## [RECORDS SHOWN]
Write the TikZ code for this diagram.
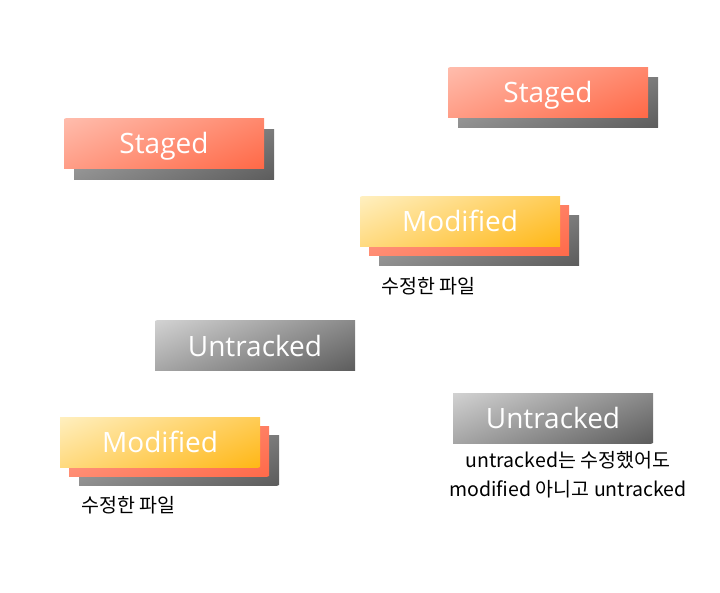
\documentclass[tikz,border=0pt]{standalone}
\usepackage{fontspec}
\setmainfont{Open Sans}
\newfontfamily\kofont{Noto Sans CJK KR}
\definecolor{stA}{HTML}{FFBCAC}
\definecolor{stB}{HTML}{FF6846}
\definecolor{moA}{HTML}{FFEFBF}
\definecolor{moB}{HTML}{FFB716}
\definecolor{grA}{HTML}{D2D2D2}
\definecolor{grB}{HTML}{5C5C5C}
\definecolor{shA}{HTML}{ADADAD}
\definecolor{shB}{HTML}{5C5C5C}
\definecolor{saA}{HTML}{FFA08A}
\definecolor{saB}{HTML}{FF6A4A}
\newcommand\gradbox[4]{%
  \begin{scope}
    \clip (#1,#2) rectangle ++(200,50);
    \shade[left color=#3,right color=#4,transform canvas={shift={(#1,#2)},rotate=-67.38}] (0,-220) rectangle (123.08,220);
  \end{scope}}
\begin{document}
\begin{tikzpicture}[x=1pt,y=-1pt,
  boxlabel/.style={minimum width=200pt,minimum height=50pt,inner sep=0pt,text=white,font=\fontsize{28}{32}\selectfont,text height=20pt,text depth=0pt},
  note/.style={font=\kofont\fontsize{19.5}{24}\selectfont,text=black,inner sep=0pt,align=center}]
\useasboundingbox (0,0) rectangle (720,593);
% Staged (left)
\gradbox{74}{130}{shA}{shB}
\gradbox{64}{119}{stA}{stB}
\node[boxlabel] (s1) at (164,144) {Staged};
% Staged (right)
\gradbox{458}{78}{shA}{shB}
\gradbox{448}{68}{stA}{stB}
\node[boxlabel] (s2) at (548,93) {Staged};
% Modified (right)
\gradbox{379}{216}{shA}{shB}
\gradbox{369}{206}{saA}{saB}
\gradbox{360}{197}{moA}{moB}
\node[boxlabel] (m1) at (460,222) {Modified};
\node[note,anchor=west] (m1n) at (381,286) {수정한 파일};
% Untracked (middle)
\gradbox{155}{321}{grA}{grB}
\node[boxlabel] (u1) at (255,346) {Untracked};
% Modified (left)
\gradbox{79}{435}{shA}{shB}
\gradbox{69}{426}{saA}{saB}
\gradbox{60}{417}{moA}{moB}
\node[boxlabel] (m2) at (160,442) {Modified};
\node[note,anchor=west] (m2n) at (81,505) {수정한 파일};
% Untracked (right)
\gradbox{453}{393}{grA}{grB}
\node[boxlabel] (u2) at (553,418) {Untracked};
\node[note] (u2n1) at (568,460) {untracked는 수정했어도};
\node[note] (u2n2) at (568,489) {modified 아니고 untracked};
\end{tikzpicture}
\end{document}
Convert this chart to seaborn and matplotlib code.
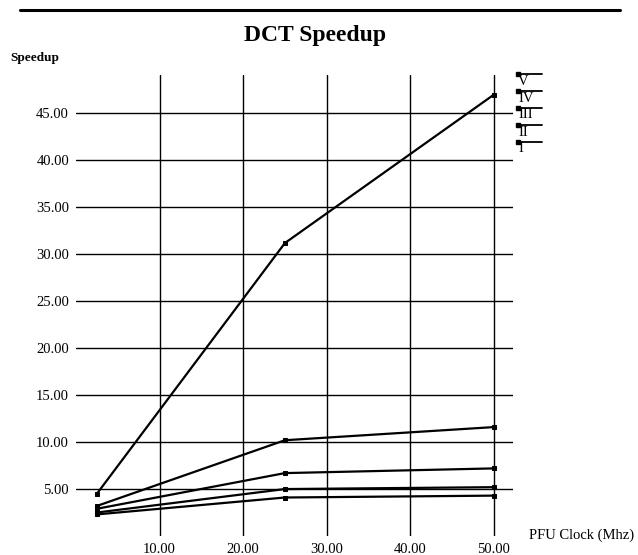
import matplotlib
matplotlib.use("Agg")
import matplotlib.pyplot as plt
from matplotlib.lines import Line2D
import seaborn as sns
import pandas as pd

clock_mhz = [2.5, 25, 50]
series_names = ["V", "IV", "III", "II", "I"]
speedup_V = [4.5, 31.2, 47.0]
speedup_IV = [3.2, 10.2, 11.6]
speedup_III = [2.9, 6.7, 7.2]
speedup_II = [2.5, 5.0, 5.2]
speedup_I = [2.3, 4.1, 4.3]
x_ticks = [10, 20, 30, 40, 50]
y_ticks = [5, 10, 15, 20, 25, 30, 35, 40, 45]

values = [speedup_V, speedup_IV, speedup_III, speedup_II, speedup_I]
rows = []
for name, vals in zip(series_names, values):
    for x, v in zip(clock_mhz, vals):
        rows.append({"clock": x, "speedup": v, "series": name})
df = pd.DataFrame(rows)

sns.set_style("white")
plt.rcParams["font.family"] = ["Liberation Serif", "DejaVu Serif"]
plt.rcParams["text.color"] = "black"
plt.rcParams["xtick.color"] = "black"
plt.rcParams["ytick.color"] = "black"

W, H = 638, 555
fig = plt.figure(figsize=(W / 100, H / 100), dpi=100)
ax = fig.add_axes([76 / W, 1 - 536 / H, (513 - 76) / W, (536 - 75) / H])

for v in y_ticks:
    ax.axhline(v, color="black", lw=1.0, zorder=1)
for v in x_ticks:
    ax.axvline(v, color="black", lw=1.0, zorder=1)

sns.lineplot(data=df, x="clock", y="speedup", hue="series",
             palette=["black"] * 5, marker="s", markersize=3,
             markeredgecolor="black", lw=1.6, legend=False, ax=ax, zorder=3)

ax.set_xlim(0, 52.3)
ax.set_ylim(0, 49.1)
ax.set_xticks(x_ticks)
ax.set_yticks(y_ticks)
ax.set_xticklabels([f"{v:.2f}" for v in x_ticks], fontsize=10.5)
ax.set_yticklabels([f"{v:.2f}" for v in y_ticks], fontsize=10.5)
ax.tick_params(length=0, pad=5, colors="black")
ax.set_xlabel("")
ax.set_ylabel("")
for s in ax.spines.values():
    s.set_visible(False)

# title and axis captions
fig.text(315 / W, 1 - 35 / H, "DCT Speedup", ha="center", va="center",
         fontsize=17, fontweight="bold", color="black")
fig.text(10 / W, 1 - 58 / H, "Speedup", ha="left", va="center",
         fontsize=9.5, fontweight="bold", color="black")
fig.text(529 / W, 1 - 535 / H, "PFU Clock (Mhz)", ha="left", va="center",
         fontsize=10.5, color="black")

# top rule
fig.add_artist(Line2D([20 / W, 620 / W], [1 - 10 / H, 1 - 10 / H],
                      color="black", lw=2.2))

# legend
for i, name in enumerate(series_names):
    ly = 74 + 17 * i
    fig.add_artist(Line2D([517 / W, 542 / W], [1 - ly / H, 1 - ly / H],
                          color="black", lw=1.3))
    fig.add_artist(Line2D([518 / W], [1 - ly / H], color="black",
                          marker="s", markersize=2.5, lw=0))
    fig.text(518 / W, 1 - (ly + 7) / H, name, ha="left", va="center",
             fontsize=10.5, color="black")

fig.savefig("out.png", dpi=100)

## [PROBLEM TO SOLVE]
Without the pictures, retype the whole of the material above exactly.

## [CORRECT RESULT]
Write the TikZ code for this diagram.
\documentclass[tikz,border=0pt]{standalone}
\usepackage{fontspec}
\setmainfont{Open Sans}
\newfontfamily\kofont{Noto Sans CJK KR}
\definecolor{stA}{HTML}{FFBCAC}
\definecolor{stB}{HTML}{FF6846}
\definecolor{moA}{HTML}{FFEFBF}
\definecolor{moB}{HTML}{FFB716}
\definecolor{grA}{HTML}{D2D2D2}
\definecolor{grB}{HTML}{5C5C5C}
\definecolor{shA}{HTML}{ADADAD}
\definecolor{shB}{HTML}{5C5C5C}
\definecolor{saA}{HTML}{FFA08A}
\definecolor{saB}{HTML}{FF6A4A}
\newcommand\gradbox[4]{%
  \begin{scope}
    \clip (#1,#2) rectangle ++(200,50);
    \shade[left color=#3,right color=#4,transform canvas={shift={(#1,#2)},rotate=-67.38}] (0,-220) rectangle (123.08,220);
  \end{scope}}
\begin{document}
\begin{tikzpicture}[x=1pt,y=-1pt,
  boxlabel/.style={minimum width=200pt,minimum height=50pt,inner sep=0pt,text=white,font=\fontsize{28}{32}\selectfont,text height=20pt,text depth=0pt},
  note/.style={font=\kofont\fontsize{19.5}{24}\selectfont,text=black,inner sep=0pt,align=center}]
\useasboundingbox (0,0) rectangle (720,593);
% Staged (left)
\gradbox{74}{130}{shA}{shB}
\gradbox{64}{119}{stA}{stB}
\node[boxlabel] (s1) at (164,144) {Staged};
% Staged (right)
\gradbox{458}{78}{shA}{shB}
\gradbox{448}{68}{stA}{stB}
\node[boxlabel] (s2) at (548,93) {Staged};
% Modified (right)
\gradbox{379}{216}{shA}{shB}
\gradbox{369}{206}{saA}{saB}
\gradbox{360}{197}{moA}{moB}
\node[boxlabel] (m1) at (460,222) {Modified};
\node[note,anchor=west] (m1n) at (381,286) {수정한 파일};
% Untracked (middle)
\gradbox{155}{321}{grA}{grB}
\node[boxlabel] (u1) at (255,346) {Untracked};
% Modified (left)
\gradbox{79}{435}{shA}{shB}
\gradbox{69}{426}{saA}{saB}
\gradbox{60}{417}{moA}{moB}
\node[boxlabel] (m2) at (160,442) {Modified};
\node[note,anchor=west] (m2n) at (81,505) {수정한 파일};
% Untracked (right)
\gradbox{453}{393}{grA}{grB}
\node[boxlabel] (u2) at (553,418) {Untracked};
\node[note] (u2n1) at (568,460) {untracked는 수정했어도};
\node[note] (u2n2) at (568,489) {modified 아니고 untracked};
\end{tikzpicture}
\end{document}
Convert this chart to seaborn and matplotlib code.
import matplotlib
matplotlib.use("Agg")
import matplotlib.pyplot as plt
from matplotlib.lines import Line2D
import seaborn as sns
import pandas as pd

clock_mhz = [2.5, 25, 50]
series_names = ["V", "IV", "III", "II", "I"]
speedup_V = [4.5, 31.2, 47.0]
speedup_IV = [3.2, 10.2, 11.6]
speedup_III = [2.9, 6.7, 7.2]
speedup_II = [2.5, 5.0, 5.2]
speedup_I = [2.3, 4.1, 4.3]
x_ticks = [10, 20, 30, 40, 50]
y_ticks = [5, 10, 15, 20, 25, 30, 35, 40, 45]

values = [speedup_V, speedup_IV, speedup_III, speedup_II, speedup_I]
rows = []
for name, vals in zip(series_names, values):
    for x, v in zip(clock_mhz, vals):
        rows.append({"clock": x, "speedup": v, "series": name})
df = pd.DataFrame(rows)

sns.set_style("white")
plt.rcParams["font.family"] = ["Liberation Serif", "DejaVu Serif"]
plt.rcParams["text.color"] = "black"
plt.rcParams["xtick.color"] = "black"
plt.rcParams["ytick.color"] = "black"

W, H = 638, 555
fig = plt.figure(figsize=(W / 100, H / 100), dpi=100)
ax = fig.add_axes([76 / W, 1 - 536 / H, (513 - 76) / W, (536 - 75) / H])

for v in y_ticks:
    ax.axhline(v, color="black", lw=1.0, zorder=1)
for v in x_ticks:
    ax.axvline(v, color="black", lw=1.0, zorder=1)

sns.lineplot(data=df, x="clock", y="speedup", hue="series",
             palette=["black"] * 5, marker="s", markersize=3,
             markeredgecolor="black", lw=1.6, legend=False, ax=ax, zorder=3)

ax.set_xlim(0, 52.3)
ax.set_ylim(0, 49.1)
ax.set_xticks(x_ticks)
ax.set_yticks(y_ticks)
ax.set_xticklabels([f"{v:.2f}" for v in x_ticks], fontsize=10.5)
ax.set_yticklabels([f"{v:.2f}" for v in y_ticks], fontsize=10.5)
ax.tick_params(length=0, pad=5, colors="black")
ax.set_xlabel("")
ax.set_ylabel("")
for s in ax.spines.values():
    s.set_visible(False)

# title and axis captions
fig.text(315 / W, 1 - 35 / H, "DCT Speedup", ha="center", va="center",
         fontsize=17, fontweight="bold", color="black")
fig.text(10 / W, 1 - 58 / H, "Speedup", ha="left", va="center",
         fontsize=9.5, fontweight="bold", color="black")
fig.text(529 / W, 1 - 535 / H, "PFU Clock (Mhz)", ha="left", va="center",
         fontsize=10.5, color="black")

# top rule
fig.add_artist(Line2D([20 / W, 620 / W], [1 - 10 / H, 1 - 10 / H],
                      color="black", lw=2.2))

# legend
for i, name in enumerate(series_names):
    ly = 74 + 17 * i
    fig.add_artist(Line2D([517 / W, 542 / W], [1 - ly / H, 1 - ly / H],
                          color="black", lw=1.3))
    fig.add_artist(Line2D([518 / W], [1 - ly / H], color="black",
                          marker="s", markersize=2.5, lw=0))
    fig.text(518 / W, 1 - (ly + 7) / H, name, ha="left", va="center",
             fontsize=10.5, color="black")

fig.savefig("out.png", dpi=100)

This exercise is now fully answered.